• What needs to be done
Reproduce the listing below exactly, beginning with its first line and ending with the line that holds "const yTicks = [0, 20, 40, 60];"; pictures are not part of the copy.

• Data excerpt
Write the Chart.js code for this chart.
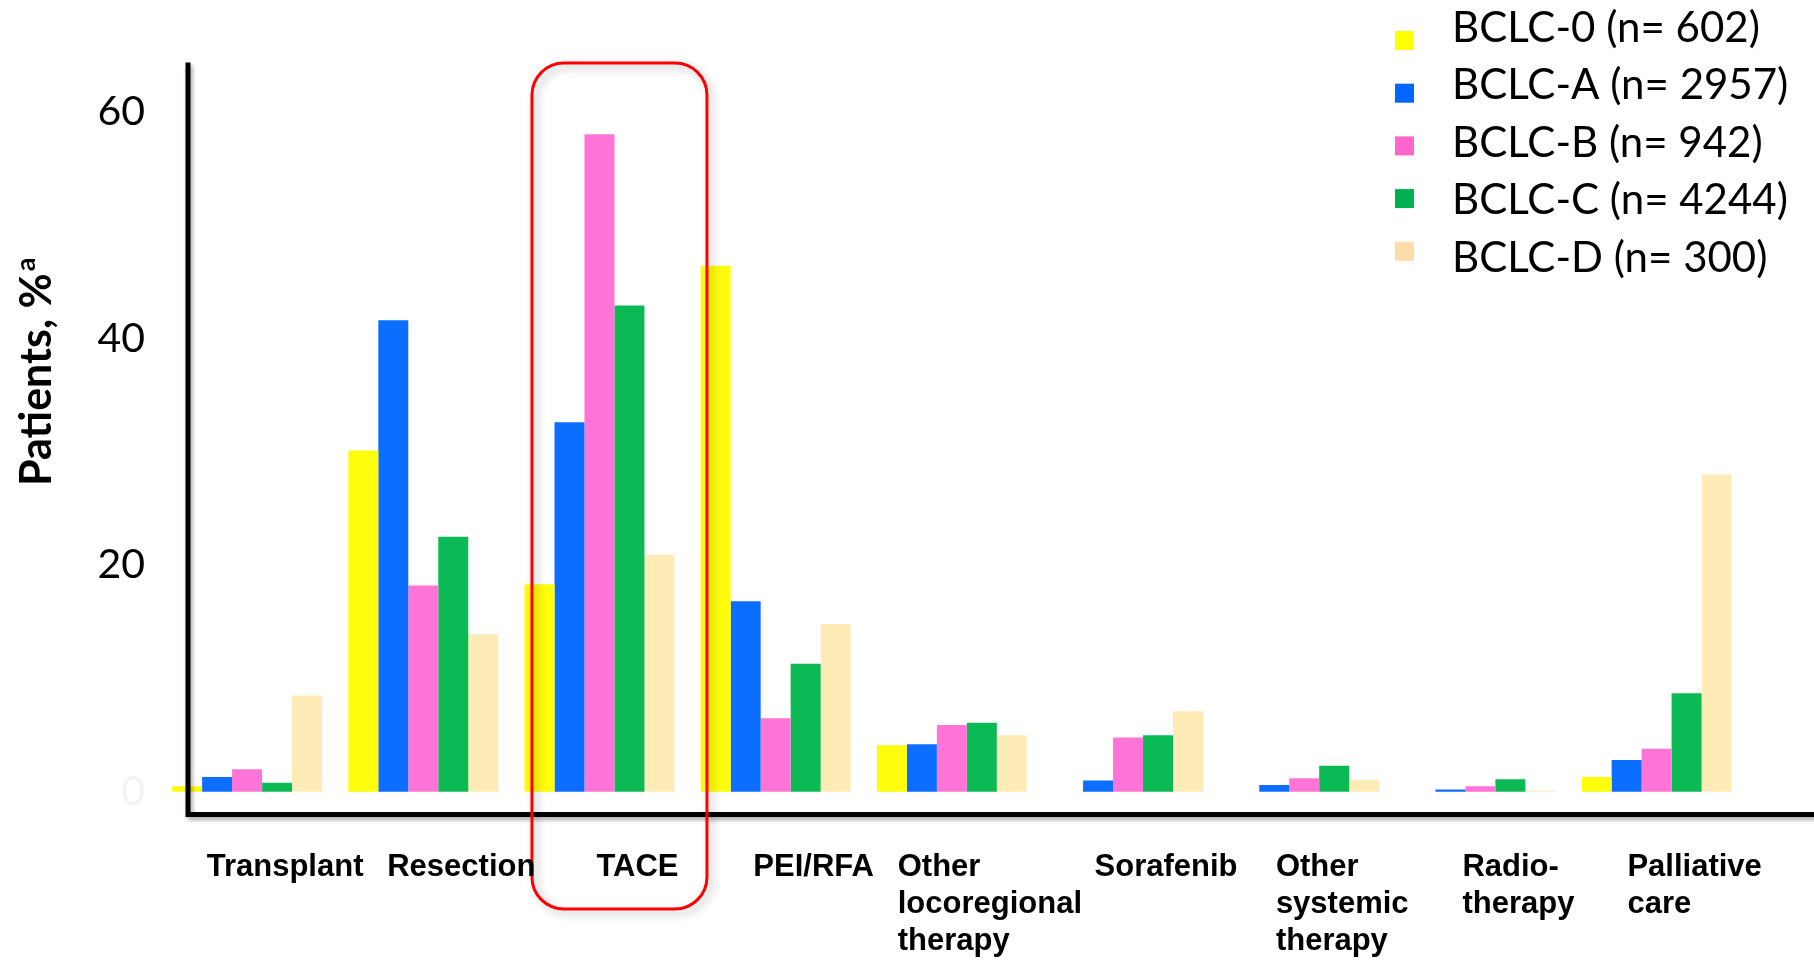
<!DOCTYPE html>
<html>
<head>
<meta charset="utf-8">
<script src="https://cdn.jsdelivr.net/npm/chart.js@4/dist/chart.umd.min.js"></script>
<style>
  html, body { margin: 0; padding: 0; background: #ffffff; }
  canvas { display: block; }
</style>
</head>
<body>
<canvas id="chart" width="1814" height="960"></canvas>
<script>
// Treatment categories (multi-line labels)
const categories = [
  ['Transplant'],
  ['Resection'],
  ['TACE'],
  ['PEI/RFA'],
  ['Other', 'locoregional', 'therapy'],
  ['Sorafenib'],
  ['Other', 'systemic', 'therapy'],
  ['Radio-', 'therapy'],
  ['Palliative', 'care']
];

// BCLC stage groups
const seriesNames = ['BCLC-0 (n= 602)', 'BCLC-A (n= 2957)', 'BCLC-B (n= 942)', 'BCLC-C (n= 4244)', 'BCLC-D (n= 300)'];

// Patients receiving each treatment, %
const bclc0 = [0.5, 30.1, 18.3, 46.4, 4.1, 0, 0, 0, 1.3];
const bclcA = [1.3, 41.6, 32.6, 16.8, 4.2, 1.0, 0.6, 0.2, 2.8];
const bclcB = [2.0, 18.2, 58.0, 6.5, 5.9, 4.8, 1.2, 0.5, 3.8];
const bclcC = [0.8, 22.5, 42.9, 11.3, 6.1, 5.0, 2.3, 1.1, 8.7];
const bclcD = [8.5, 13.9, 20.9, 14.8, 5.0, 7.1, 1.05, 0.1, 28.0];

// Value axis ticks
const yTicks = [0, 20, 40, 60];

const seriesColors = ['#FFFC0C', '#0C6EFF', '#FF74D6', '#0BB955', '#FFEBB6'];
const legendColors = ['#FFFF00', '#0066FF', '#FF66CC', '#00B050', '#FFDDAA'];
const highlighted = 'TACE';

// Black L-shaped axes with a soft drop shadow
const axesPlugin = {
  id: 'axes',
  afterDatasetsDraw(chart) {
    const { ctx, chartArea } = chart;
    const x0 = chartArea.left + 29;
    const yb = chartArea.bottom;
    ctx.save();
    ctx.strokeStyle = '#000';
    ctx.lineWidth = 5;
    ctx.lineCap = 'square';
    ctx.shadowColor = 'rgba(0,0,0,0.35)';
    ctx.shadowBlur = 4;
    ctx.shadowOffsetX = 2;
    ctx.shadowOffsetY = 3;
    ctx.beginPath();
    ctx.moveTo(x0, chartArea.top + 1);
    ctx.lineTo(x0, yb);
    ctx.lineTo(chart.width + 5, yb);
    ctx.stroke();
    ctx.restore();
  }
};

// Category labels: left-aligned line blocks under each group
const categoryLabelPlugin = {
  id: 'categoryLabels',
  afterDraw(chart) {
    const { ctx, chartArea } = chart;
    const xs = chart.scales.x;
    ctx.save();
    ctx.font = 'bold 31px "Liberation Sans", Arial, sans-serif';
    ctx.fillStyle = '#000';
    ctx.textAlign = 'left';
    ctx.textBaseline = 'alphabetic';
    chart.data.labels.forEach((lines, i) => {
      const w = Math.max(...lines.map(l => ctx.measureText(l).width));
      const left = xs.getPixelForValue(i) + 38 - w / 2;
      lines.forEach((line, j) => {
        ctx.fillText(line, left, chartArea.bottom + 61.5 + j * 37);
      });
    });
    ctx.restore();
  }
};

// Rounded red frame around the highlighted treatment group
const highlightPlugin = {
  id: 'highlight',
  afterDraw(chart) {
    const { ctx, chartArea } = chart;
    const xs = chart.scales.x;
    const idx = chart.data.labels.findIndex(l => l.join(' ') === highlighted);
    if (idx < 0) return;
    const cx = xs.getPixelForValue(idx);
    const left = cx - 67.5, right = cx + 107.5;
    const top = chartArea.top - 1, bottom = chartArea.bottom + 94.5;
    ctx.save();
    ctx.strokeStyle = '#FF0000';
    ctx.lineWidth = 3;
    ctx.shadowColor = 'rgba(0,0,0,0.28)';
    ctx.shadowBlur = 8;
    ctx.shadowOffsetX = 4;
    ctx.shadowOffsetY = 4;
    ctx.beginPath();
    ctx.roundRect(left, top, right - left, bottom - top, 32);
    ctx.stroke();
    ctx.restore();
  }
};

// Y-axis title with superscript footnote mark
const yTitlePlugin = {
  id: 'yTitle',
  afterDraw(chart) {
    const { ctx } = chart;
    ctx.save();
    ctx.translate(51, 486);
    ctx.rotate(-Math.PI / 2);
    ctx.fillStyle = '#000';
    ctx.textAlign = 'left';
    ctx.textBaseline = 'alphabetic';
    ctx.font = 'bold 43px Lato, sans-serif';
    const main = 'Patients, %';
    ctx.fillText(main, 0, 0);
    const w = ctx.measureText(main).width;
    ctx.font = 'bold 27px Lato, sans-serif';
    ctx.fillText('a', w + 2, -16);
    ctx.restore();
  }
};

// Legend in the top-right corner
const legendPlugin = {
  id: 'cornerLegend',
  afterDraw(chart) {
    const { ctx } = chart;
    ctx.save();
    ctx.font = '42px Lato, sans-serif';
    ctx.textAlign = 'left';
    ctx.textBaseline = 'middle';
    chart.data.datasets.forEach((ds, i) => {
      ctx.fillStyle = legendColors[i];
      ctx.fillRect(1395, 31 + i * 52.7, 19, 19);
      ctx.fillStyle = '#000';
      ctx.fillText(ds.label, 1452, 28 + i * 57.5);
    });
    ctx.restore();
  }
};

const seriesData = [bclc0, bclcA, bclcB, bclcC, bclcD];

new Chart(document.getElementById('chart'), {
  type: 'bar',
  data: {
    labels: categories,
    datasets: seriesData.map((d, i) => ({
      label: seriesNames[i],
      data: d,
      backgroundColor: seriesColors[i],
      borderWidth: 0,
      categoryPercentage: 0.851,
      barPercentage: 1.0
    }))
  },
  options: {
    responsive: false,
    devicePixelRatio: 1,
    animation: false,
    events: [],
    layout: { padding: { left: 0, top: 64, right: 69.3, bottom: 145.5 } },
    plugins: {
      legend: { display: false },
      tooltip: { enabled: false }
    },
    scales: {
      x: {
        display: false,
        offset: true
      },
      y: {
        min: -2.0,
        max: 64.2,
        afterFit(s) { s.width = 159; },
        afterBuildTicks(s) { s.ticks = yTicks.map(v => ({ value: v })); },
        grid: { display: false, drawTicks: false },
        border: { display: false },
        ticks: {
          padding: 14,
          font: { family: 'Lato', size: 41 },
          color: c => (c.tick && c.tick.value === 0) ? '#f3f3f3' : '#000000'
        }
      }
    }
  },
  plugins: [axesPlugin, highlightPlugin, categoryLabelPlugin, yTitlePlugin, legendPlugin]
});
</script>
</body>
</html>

• Answer to the problem
Write the Chart.js code for this chart.
<!DOCTYPE html>
<html>
<head>
<meta charset="utf-8">
<script src="https://cdn.jsdelivr.net/npm/chart.js@4/dist/chart.umd.min.js"></script>
<style>
  html, body { margin: 0; padding: 0; background: #ffffff; }
  canvas { display: block; }
</style>
</head>
<body>
<canvas id="chart" width="1814" height="960"></canvas>
<script>
// Treatment categories (multi-line labels)
const categories = [
  ['Transplant'],
  ['Resection'],
  ['TACE'],
  ['PEI/RFA'],
  ['Other', 'locoregional', 'therapy'],
  ['Sorafenib'],
  ['Other', 'systemic', 'therapy'],
  ['Radio-', 'therapy'],
  ['Palliative', 'care']
];

// BCLC stage groups
const seriesNames = ['BCLC-0 (n= 602)', 'BCLC-A (n= 2957)', 'BCLC-B (n= 942)', 'BCLC-C (n= 4244)', 'BCLC-D (n= 300)'];

// Patients receiving each treatment, %
const bclc0 = [0.5, 30.1, 18.3, 46.4, 4.1, 0, 0, 0, 1.3];
const bclcA = [1.3, 41.6, 32.6, 16.8, 4.2, 1.0, 0.6, 0.2, 2.8];
const bclcB = [2.0, 18.2, 58.0, 6.5, 5.9, 4.8, 1.2, 0.5, 3.8];
const bclcC = [0.8, 22.5, 42.9, 11.3, 6.1, 5.0, 2.3, 1.1, 8.7];
const bclcD = [8.5, 13.9, 20.9, 14.8, 5.0, 7.1, 1.05, 0.1, 28.0];

// Value axis ticks
const yTicks = [0, 20, 40, 60];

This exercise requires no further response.